#### [Exercise aim]
Exactly retype the lines from the top of the data through the line containing "const upperDots = [0, 1, 2, 4, 7, 14];", leaving out every picture.

#### [Data section]
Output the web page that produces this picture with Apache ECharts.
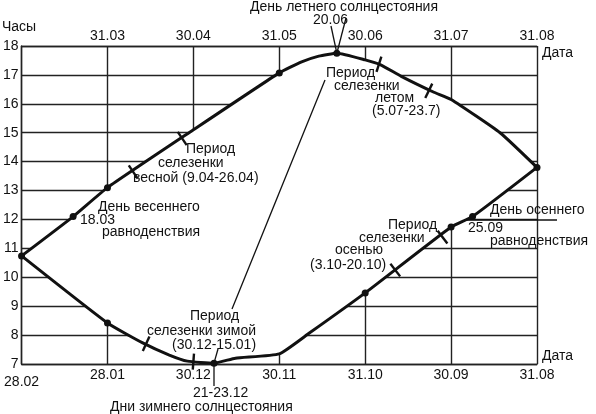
<!DOCTYPE html>
<html><head><meta charset="utf-8">
<script src="https://cdn.jsdelivr.net/npm/echarts@6/dist/echarts.min.js"></script>
<style>html,body{margin:0;padding:0;background:#fff;}#c{width:596px;height:414px;}</style>
</head><body><div id="c"></div>
<script>
// Date tick labels (x = month position, 0..6)
const topDateLabels = ['', '31.03', '30.04', '31.05', '30.06', '31.07', '31.08'];
const bottomDateLabels = ['28.02', '28.01', '30.12', '30.11', '31.10', '30.09', '31.08'];
const hourMin = 7, hourMax = 18;

// Upper half of the loop: 28.02 -> 31.08 (top date scale)
const upperX = [0, 0.6, 1, 2, 3, 3.26, 3.46, 3.67, 4, 4.18, 4.42, 4.8, 5, 5.57, 6];
const upperY = [10.74, 12.1, 13.1, 15.1, 17.07, 17.45, 17.65, 17.75, 17.52, 17.35, 16.95, 16.4, 16.15, 15.0, 13.8];
const upperDots = [0, 1, 2, 4, 7, 14];

// Lower half of the loop: 31.08 -> 28.02 (bottom date scale)
const lowerX = [6, 5.25, 5, 4, 3.35, 3, 2.49, 2.24, 1.93, 1.72, 1.41, 1, 0];
const lowerY = [13.8, 12.1, 11.74, 9.46, 8.07, 7.35, 7.2, 7.03, 7.1, 7.31, 7.73, 8.42, 10.74];
const lowerDots = [1, 2, 3, 7, 11];

// Period marks (spleen periods): position and day length, which half
const periodX = [1.3, 1.87, 4.16, 4.74, 4.9, 4.35, 2.0, 1.45];
const periodY = [13.64, 14.8, 17.37, 16.45, 11.39, 10.25, 7.08, 7.7];
const periodHalf = ['u', 'u', 'u', 'u', 'l', 'l', 'l', 'l'];

const FONT = '"Liberation Sans", Arial, sans-serif';
const INK = '#111';
const GRID = '#222';

const chart = echarts.init(document.getElementById('c'), null, {renderer: 'canvas'});

function segDir(api, xs, ys, x) {
  let k = 0;
  for (let i = 0; i < xs.length - 1; i++) {
    const a = Math.min(xs[i], xs[i + 1]), b = Math.max(xs[i], xs[i + 1]);
    if (x >= a && x <= b) { k = i; break; }
  }
  const p1 = api.coord([xs[k], ys[k]]), p2 = api.coord([xs[k + 1], ys[k + 1]]);
  let dx = p2[0] - p1[0], dy = p2[1] - p1[1];
  const L = Math.hypot(dx, dy) || 1;
  return [dx / L, dy / L];
}

const option = {
  animation: false,
  backgroundColor: '#fff',
  grid: {left: 18, right: 59, top: 46, bottom: 50, containLabel: false},
  xAxis: [
    {
      type: 'value', position: 'top', min: 0, max: 6, interval: 1,
      axisLine: {show: true, lineStyle: {color: GRID, width: 1.4}},
      axisTick: {show: false},
      splitLine: {show: true, lineStyle: {color: GRID, width: 1.4}},
      axisLabel: {formatter: v => topDateLabels[v], margin: 3, fontSize: 14, color: INK, fontFamily: FONT}
    },
    {
      type: 'value', position: 'bottom', min: 0, max: 6, interval: 1,
      axisLine: {show: true, lineStyle: {color: GRID, width: 1.4}},
      axisTick: {show: false},
      splitLine: {show: false},
      axisLabel: {
        formatter: v => v === 0 ? '{a|' + bottomDateLabels[v] + '}' : bottomDateLabels[v],
        margin: 4, fontSize: 14, color: INK, fontFamily: FONT,
        rich: {a: {fontSize: 14, color: INK, fontFamily: FONT, padding: [7, 0, 0, 0]}}
      }
    }
  ],
  yAxis: {
    type: 'value', min: hourMin, max: hourMax, interval: 1,
    axisLine: {show: true, lineStyle: {color: GRID, width: 1.4}},
    axisTick: {show: false},
    splitLine: {show: true, lineStyle: {color: GRID, width: 1.4}},
    axisLabel: {margin: 3, fontSize: 14, color: INK, fontFamily: FONT}
  },
  series: [
    {
      // blank interior of the loop (hides the grid inside it)
      type: 'custom', xAxisIndex: 0, yAxisIndex: 0, z: 3, silent: true, clip: false,
      data: [[upperX[0], upperY[0]]],
      renderItem: function (params, api) {
        const pts = [];
        upperX.forEach((x, i) => pts.push(api.coord([x, upperY[i]])));
        lowerX.forEach((x, i) => pts.push(api.coord([x, lowerY[i]])));
        return {type: 'polygon', shape: {points: pts, smooth: 0.15}, style: {fill: '#fff', stroke: null}};
      }
    },
    {
      type: 'line', xAxisIndex: 0, yAxisIndex: 0, z: 5,
      data: upperX.map((x, i) => [x, upperY[i]]),
      lineStyle: {color: INK, width: 3},
      symbol: 'circle',
      symbolSize: (v, p) => upperDots.includes(p.dataIndex) ? 7 : 0,
      itemStyle: {color: INK}, showSymbol: true, smooth: 0.15
    },
    {
      type: 'line', xAxisIndex: 0, yAxisIndex: 0, z: 5,
      data: lowerX.map((x, i) => [x, lowerY[i]]),
      lineStyle: {color: INK, width: 3},
      symbol: 'circle',
      symbolSize: (v, p) => lowerDots.includes(p.dataIndex) ? 7 : 0,
      itemStyle: {color: INK}, showSymbol: true, smooth: 0.15
    },
    {
      type: 'custom', xAxisIndex: 0, yAxisIndex: 0, z: 6, silent: true, clip: false,
      data: periodX.map((x, i) => [x, periodY[i]]),
      renderItem: function (params, api) {
        const i = params.dataIndex;
        const p = api.coord([periodX[i], periodY[i]]);
        const d = periodHalf[i] === 'u' ? segDir(api, upperX, upperY, periodX[i]) : segDir(api, lowerX, lowerY, periodX[i]);
        const n = [-d[1], d[0]], h = 8;
        return {type: 'line', shape: {x1: p[0] - n[0] * h, y1: p[1] - n[1] * h, x2: p[0] + n[0] * h, y2: p[1] + n[1] * h},
          style: {stroke: INK, lineWidth: 2.4}};
      }
    }
  ]
};
chart.setOption(option);

function t(text, x, y, extra) {
  return Object.assign({type: 'text', x: x, y: y, z: 10,
    style: {text: text, fill: INK, font: '14px ' + FONT, textVerticalAlign: 'middle', textAlign: 'left'}}, extra || {});
}
function ln(a, b, w) {
  return {type: 'line', z: 9, shape: {x1: a[0], y1: a[1], x2: b[0], y2: b[1]}, style: {stroke: INK, lineWidth: w || 1.3}};
}
const toPx = (x, y) => chart.convertToPixel({xAxisIndex: 0, yAxisIndex: 0}, [x, y]);
const peak = toPx(upperX[7], upperY[7]);
const solst = toPx(lowerX[7], lowerY[7]);

chart.setOption({
  graphic: [
    t('Часы', 2, 27),
    t('Дата', 542, 53),
    t('Дата', 542, 356),
    t('День летнего солнцестояния', 250, 7),
    t('20.06', 313, 20),
    ln([331, 26], peak), ln([346, 18], peak),
    t('Период', 326, 73), t('селезенки', 334, 86), t('летом', 375, 98), t('(5.07-23.7)', 372, 111),
    ln([325, 80], [232, 309]),
    t('Период', 186, 149), t('селезенки', 158, 163), t('весной (9.04-26.04)', 133, 178),
    t('День весеннего', 98, 207), t('18.03', 80, 220), t('равноденствия', 102, 232),
    t('Период', 388, 225), t('селезенки', 359, 238), t('осенью', 335, 250), t('(3.10-20.10)', 310, 265),
    t('День осеннего', 490, 210), t('25.09', 468, 228), t('равноденствия', 490, 241),
    ln([467, 220], [557, 220]),
    t('Период', 190, 316), t('селезенки зимой', 147, 331), t('(30.12-15.01)', 172, 345),
    ln([218, 349], solst), ln(solst, [solst[0], 386]),
    t('21-23.12', 193, 393), t('Дни зимнего солнцестояния', 110, 407)
  ]
});
</script></body></html>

#### [Answer to the exercise]
Output the web page that produces this picture with Apache ECharts.
<!DOCTYPE html>
<html><head><meta charset="utf-8">
<script src="https://cdn.jsdelivr.net/npm/echarts@6/dist/echarts.min.js"></script>
<style>html,body{margin:0;padding:0;background:#fff;}#c{width:596px;height:414px;}</style>
</head><body><div id="c"></div>
<script>
// Date tick labels (x = month position, 0..6)
const topDateLabels = ['', '31.03', '30.04', '31.05', '30.06', '31.07', '31.08'];
const bottomDateLabels = ['28.02', '28.01', '30.12', '30.11', '31.10', '30.09', '31.08'];
const hourMin = 7, hourMax = 18;

// Upper half of the loop: 28.02 -> 31.08 (top date scale)
const upperX = [0, 0.6, 1, 2, 3, 3.26, 3.46, 3.67, 4, 4.18, 4.42, 4.8, 5, 5.57, 6];
const upperY = [10.74, 12.1, 13.1, 15.1, 17.07, 17.45, 17.65, 17.75, 17.52, 17.35, 16.95, 16.4, 16.15, 15.0, 13.8];
const upperDots = [0, 1, 2, 4, 7, 14];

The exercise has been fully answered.